I am becoming frustrated. I don’t want her to act out sweet nonchalance. I want to stab deep enough to finally bring this out of me. “But I had a ring,” I insist. “I don’t still have it or anything. It was also really ugly. I pounded out plow blades. I had no real skill in the forge. I threw it in the river. But they convinced me that …”

When the veneer falls away, I expect any number of reactions from her. I expect her to be gently pitying, or knowing Amarië, incensed on my behalf. I expect her to organize a letter-writing campaign to stop the release of further Arafinwions until full reparations are made. I expect her to author an alternate history of the First Age, exposing just how many disasters originated not with the Oath and the Kinslaying but with Artaher, Angaráto, and Aikanáro siphoning off my adoring thoughts of Amarië and feeding them back to me as hope. Hope that hammered out an ugly ring and a stammering, stupid proposal. I don’t expect her to be angry.

But she is. “For the love of the stars, Carnistir, what a foolish grudge to hold onto.” She’s not just annoyed; she’s not acting anymore either; she’s really angry. Her eyebrows knit together in the middle, and it makes her face look small and pinched. This is different from the anger she stages when she reads her poems or when we perform our songs together; she glows with that anger. On the stage, she is always a construction of beauty. She is not glowing now, or beautiful. “Are you going to tell me that your life with Taryindë was a consolation prize? Your daughters? An inferior choice to going into exile without me? You think that loving me and going to Endor without me made Findaráto’s life better than yours? You truly believe that Findaráto’s life was better than yours?”

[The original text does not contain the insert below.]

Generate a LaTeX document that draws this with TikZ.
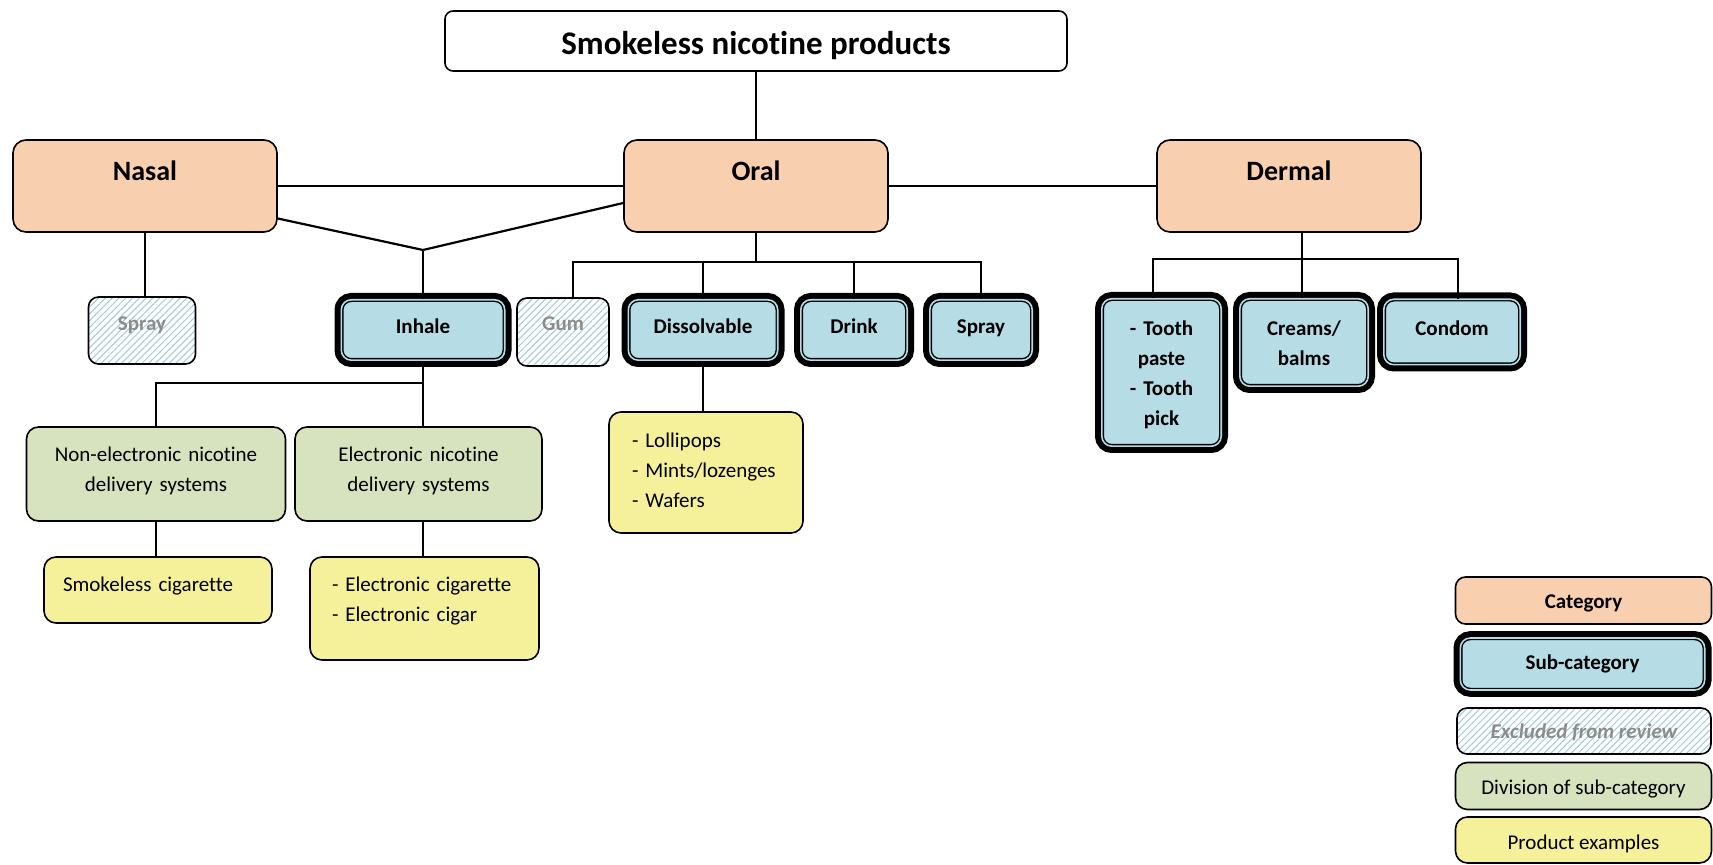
\documentclass[tikz,border=0pt]{standalone}
\usepackage{fontspec}
\setmainfont{Carlito}[RawFeature={-liga;-clig;-calt;-dlig}]
\usetikzlibrary{patterns.meta}

\definecolor{catorange}{RGB}{248,208,176}
\definecolor{subblue}{RGB}{182,220,230}
\definecolor{divgreen}{RGB}{215,226,190}
\definecolor{prodyellow}{RGB}{245,241,155}
\definecolor{hatchblue}{RGB}{160,202,220}
\definecolor{exclgray}{RGB}{140,140,140}

\tikzset{
  link/.style={line width=1.1pt},
  titlebox/.style={draw, line width=0.8pt, rounded corners=4pt, inner sep=0pt,
    font=\fontsize{16.5}{20}\selectfont\bfseries},
  catbox/.style={draw, line width=0.8pt, fill=catorange, rounded corners=6.5pt, inner sep=0pt,
    font=\fontsize{14}{17}\selectfont\bfseries},
  subbox/.style={draw, fill=subblue, line width=0.7pt, double=subblue, double distance=0.8pt,
    preaction={draw=black, line width=6.8pt}, rounded corners=5pt, inner sep=0pt, align=center,
    font=\fontsize{10.5}{15}\selectfont\bfseries},
  exclbox/.style={draw, line width=0.8pt, rounded corners=5pt, inner sep=0pt,
    pattern={Lines[angle=45,distance=2.4pt,line width=0.5pt]}, pattern color=hatchblue,
    text=exclgray, font=\fontsize{10.5}{15}\selectfont\bfseries},
  divbox/.style={draw, line width=0.8pt, fill=divgreen, rounded corners=6pt, inner sep=0pt,
    align=center, font=\fontsize{10.5}{15}\selectfont},
  prodbox/.style={draw, line width=0.8pt, fill=prodyellow, rounded corners=6pt, inner ysep=0pt,
    align=left, font=\fontsize{10.5}{15}\selectfont},
}

\begin{document}
\begin{tikzpicture}[x=0.5pt,y=-0.5pt]
    \useasboundingbox (0,0) rectangle (1713,865);

    % top and categories
    \node[titlebox, minimum width=311pt, text height=21.6pt, text depth=8.4pt] (title) at (756,41) {Smokeless nicotine products};
    \node[catbox, minimum width=132pt, text height=20.5pt, text depth=25.5pt] (nasal) at (145,186) {Nasal};
    \node[catbox, minimum width=132pt, text height=20.5pt, text depth=25.5pt] (oral) at (756,186) {Oral};
    \node[catbox, minimum width=132pt, text height=20.5pt, text depth=25.5pt] (dermal) at (1289,186) {Dermal};

    % sub-categories
    \node[exclbox, minimum width=53.5pt, text height=17pt, text depth=16.5pt] (nspray) at (142,330.5) {Spray};
    \node[subbox, minimum width=81.7pt, text height=17pt, text depth=13.2pt] (inhale) at (423,330) {Inhale};
    \node[exclbox, minimum width=46pt, text height=16.5pt, text depth=17.5pt] (gum) at (563,332) {Gum};
    \node[subbox, minimum width=74.7pt, text height=17pt, text depth=13.2pt] (dissolve) at (703,330) {Dissolvable};
    \node[subbox, minimum width=53.2pt, text height=17pt, text depth=13.2pt] (drink) at (854,330) {Drink};
    \node[subbox, minimum width=51.2pt, text height=17pt, text depth=13.2pt] (ospray) at (981,330) {Spray};
    \node[subbox, text width=59.7pt, text height=18.4pt, text depth=55.3pt] (tooth) at (1161.5,372.5) {- Tooth\\paste\\- Tooth\\pick};
    \node[subbox, text width=64.2pt, text height=18.4pt, text depth=25.3pt] (creams) at (1304,342.5) {Creams/\\balms};
    \node[subbox, minimum width=68.2pt, text height=18.2pt, text depth=14.5pt] (condom) at (1452,332) {Condom};

    % divisions and examples
    \node[divbox, text width=129.5pt, text height=17.3pt, text depth=29.7pt] (nonelec) at (156,474) {Non-electronic nicotine\\delivery systems};
    \node[divbox, text width=123.5pt, text height=17.3pt, text depth=29.7pt] (elec) at (418.5,474) {Electronic nicotine\\delivery systems};
    \node[prodbox, inner xsep=9.5pt, text width=95pt, text height=17.2pt, text depth=15.8pt] (smokecig) at (158,590) {Smokeless cigarette};
    \node[prodbox, inner xsep=11pt, text width=92.5pt, text height=17.3pt, text depth=34.2pt] (ecig) at (424.5,608.5) {- Electronic cigarette\\- Electronic cigar};
    \node[prodbox, inner xsep=11.5pt, text width=74pt, text height=18pt, text depth=42.5pt] (lolli) at (706,472.5) {- Lollipops\\- Mints/lozenges\\- Wafers};

    % key
    \node[catbox, font=\fontsize{10.5}{15}\selectfont\bfseries, rounded corners=5pt, minimum width=128pt, text height=15.9pt, text depth=7.6pt] (keycat) at (1583.5,600.5) {Category};
    \node[subbox, minimum width=122.2pt, minimum height=26pt] (keysub) at (1582.5,664) {Sub-category};
    \node[exclbox, font=\fontsize{10.5}{15}\selectfont\bfseries\itshape, minimum width=127pt, text height=15.4pt, text depth=7.6pt] (keyexcl) at (1584,731) {Excluded from review};
    \node[divbox, minimum width=128pt, text height=15.9pt, text depth=7.6pt] (keydiv) at (1583.5,786) {Division of sub-category};
    \node[prodbox, inner xsep=0pt, align=center, minimum width=128pt, text height=16.2pt, text depth=6.8pt] (keyprod) at (1583.5,840) {Product examples};

    % connectors
    \draw[link] (title.south) -- (oral.north);
    \draw[link] (nasal.east) -- (oral.west);
    \draw[link] (oral.east) -- (dermal.west);
    \coordinate (vjoin) at (423,250);
    \draw[link] ([yshift=-16.25pt]nasal.east) -- (vjoin) -- ([yshift=-8.5pt]oral.west);
    \draw[link] (vjoin) -- (inhale.north);
    \draw[link] (nasal.south) -- (nasal.south |- nspray.north);

    \draw[link] (oral.south) -- ++(0,29) coordinate (oralbus);
    \draw[link] ([xshift=5pt]gum.north) |- (oralbus) -| (ospray.north);
    \draw[link] (dissolve.north) -- (dissolve.north |- oralbus);
    \draw[link] (drink.north) -- (drink.north |- oralbus);

    \draw[link] ([xshift=6.5pt]dermal.south) -- ([xshift=6.5pt]dermal.south |- creams.north);
    \path ([xshift=6.5pt]dermal.south) ++(0,26) coordinate (dermbus);
    \draw[link] ([xshift=-4.25pt]tooth.north) |- (dermbus) -| ([xshift=3pt]condom.north);

    \draw[link] (inhale.south) -- (inhale.south |- elec.north);
    \path (inhale.south) ++(0,22) coordinate (inhbus);
    \draw[link] (inhbus) -| (nonelec.north);
    \draw[link] (nonelec.south) -- (nonelec.south |- smokecig.north);
    \draw[link] (inhale.south |- elec.south) -- (inhale.south |- ecig.north);
    \draw[link] (dissolve.south) -- (dissolve.south |- lolli.north);
\end{tikzpicture}
\end{document}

Of course it was. He was—he is—Findaráto, the promise of the three kindreds of the Eldar, exalted from the moment of his birth: a scholar and an artisan and an orator and a peaceweaver and a king. He was apart from all of us; even Nelyo sometimes slipped into his shadow. And I had not even a glimmer of any of those things. My confusion that she would wonder at her own lover’s blatant superiority gives me pause, but at least I try, “I suppose. I mean—”

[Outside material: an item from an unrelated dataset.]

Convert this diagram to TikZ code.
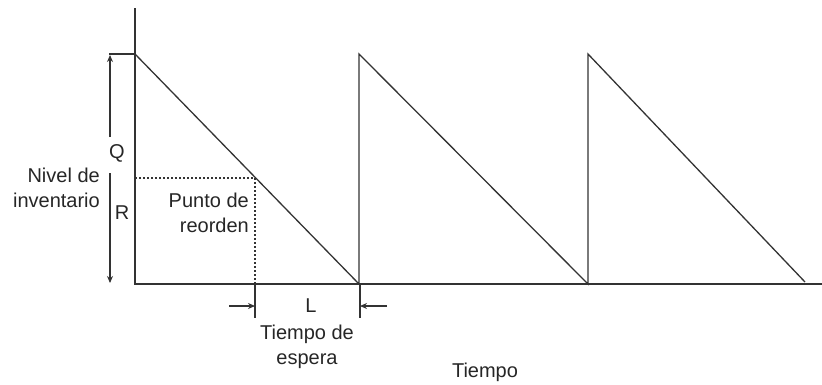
\documentclass[tikz,border=0pt]{standalone}
\usepackage{fontspec}
\setmainfont{Liberation Sans}
\usetikzlibrary{arrows.meta}
\begin{document}
\begin{tikzpicture}[x=1pt,y=-1pt,
  ln/.style={draw=black!80,line width=1.3pt},
  dot/.style={draw=black!80,line width=1.4pt,dash pattern=on 1.5pt off 2.5pt},
  arr/.style={draw=black!80,line width=1.1pt,-{Stealth[length=7pt,width=6pt]}},
  lbl/.style={font=\fontsize{20}{25}\selectfont,inner sep=0pt,text=black!85}]
\useasboundingbox (0,0) rectangle (822,384);
% key points
\coordinate (o) at (135,284);
\coordinate (ytop) at (135,8);
\coordinate (xend) at (822,284);
\coordinate (p1) at (135,54);
\coordinate (b1) at (359,284);
\coordinate (p2) at (359,54);
\coordinate (b2) at (588,284);
\coordinate (p3) at (588,54);
\coordinate (e3) at (805,282);
\coordinate (qlft) at (109,54);
\coordinate (rp) at (255,178);
\coordinate (ry) at (135,178);
\coordinate (rx) at (255,284);
\coordinate (t1) at (255,318);
\coordinate (t2) at (360,318);
\coordinate (t2top) at (360,284);
\coordinate (a1s) at (229,306);
\coordinate (a1e) at (255,306);
\coordinate (a2s) at (387,306);
\coordinate (a2e) at (360,306);
\coordinate (qup) at (110,137);
\coordinate (qtip) at (110,55);
\coordinate (qdn) at (110,173);
\coordinate (qbot) at (110,283);
% axes
\draw[ln] (ytop) -- (o) -- (xend);
\draw[ln] (qlft) -- (p1);
% sawtooth
\draw[ln] (p1) -- (b1) -- (p2) -- (b2) -- (p3) -- (e3);
% reorder point
\draw[dot] (ry) -- (rp) -- (rx);
% lead-time ticks
\draw[ln] (rx) -- (t1);
\draw[ln] (t2top) -- (t2);
\draw[arr] (a1s) -- (a1e);
\draw[arr] (a2s) -- (a2e);
% Q arrows
\draw[arr] (qup) -- (qtip);
\draw[arr] (qdn) -- (qbot);
% labels
\node[lbl] (Q) at (117,153) {Q};
\node[lbl] (R) at (122,213) {R};
\node[lbl] (L) at (311,306) {L};
\node[lbl,align=right,anchor=east] (niv) at (100,188) {Nivel de\\inventario};
\node[lbl,align=right,anchor=east] (pr) at (249,213) {Punto de\\reorden};
\node[lbl,align=center] (te) at (307,347) {Tiempo de\\espera};
\node[lbl] (ti) at (485,372) {Tiempo};
\end{tikzpicture}
\end{document}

“Nargothrond, living in a cave, in a doomed kingdom made in imitation of what he’d lost, alone, was preferable to your lands, your lake, your wife and daughters? The way I see it? You were spared. All those years you lived free under the open sky in a prosperous realm, improving the lives of those who lived around you, doing exactly what you’d gone there to do. I don’t believe in violent action, but there is something to be said for pursuing and confronting Morgoth after what he did to your family, and whether you were successful or not, that’s what you did. And we won’t even discuss your death compared to Findaráto’s because it’s not something I can think about, much less am ready to talk about.” She opens her notebook upon her knees. “I came here to write. I mean to. Now leave me be.” And she gives me a final sidelong glare just to make sure I’m absolutely certain how she feels about me before assaulting the page with angry scratches.

I leave without saying goodbye.

I go home and don’t even change my clothes before storming into my workshop. It’s a good shirt but who cares. I pick up my pocket palantír, but the work perfecting it is delicate, the kind of work best done after a day when I’ve been harangued in my kiosk all day and need to disappear inside my own thoughts for a while. Not when confusion and lust and injury vie with each other in a shouting match in my brain. That calls for hammering things. I used to beat the hell out of farm tools after enduring the subtle unkindness of Aikanáro, Angaráto, and yes, Artaher. Artaher, whose contours I was too drunk to remember, so my imagination fills in the blanks: the way his fingers lace with mine to slide my hand away, even as he clasps me to him. I am experimenting with a washing tub that launders clothes by being rolled down a hill and returned to its place using a pulley system. It’s a dull project, not even a great idea, but the shower of noise it makes as I bang it into shape is stronger than the memory (or imagining?) of wispy blond hair and sea-blue eyes. I bang and bang until I’m certain my mother will come out and beg me to stop. She doesn’t, and the stupid contraption is finished by the time I’ve banished him from my mind.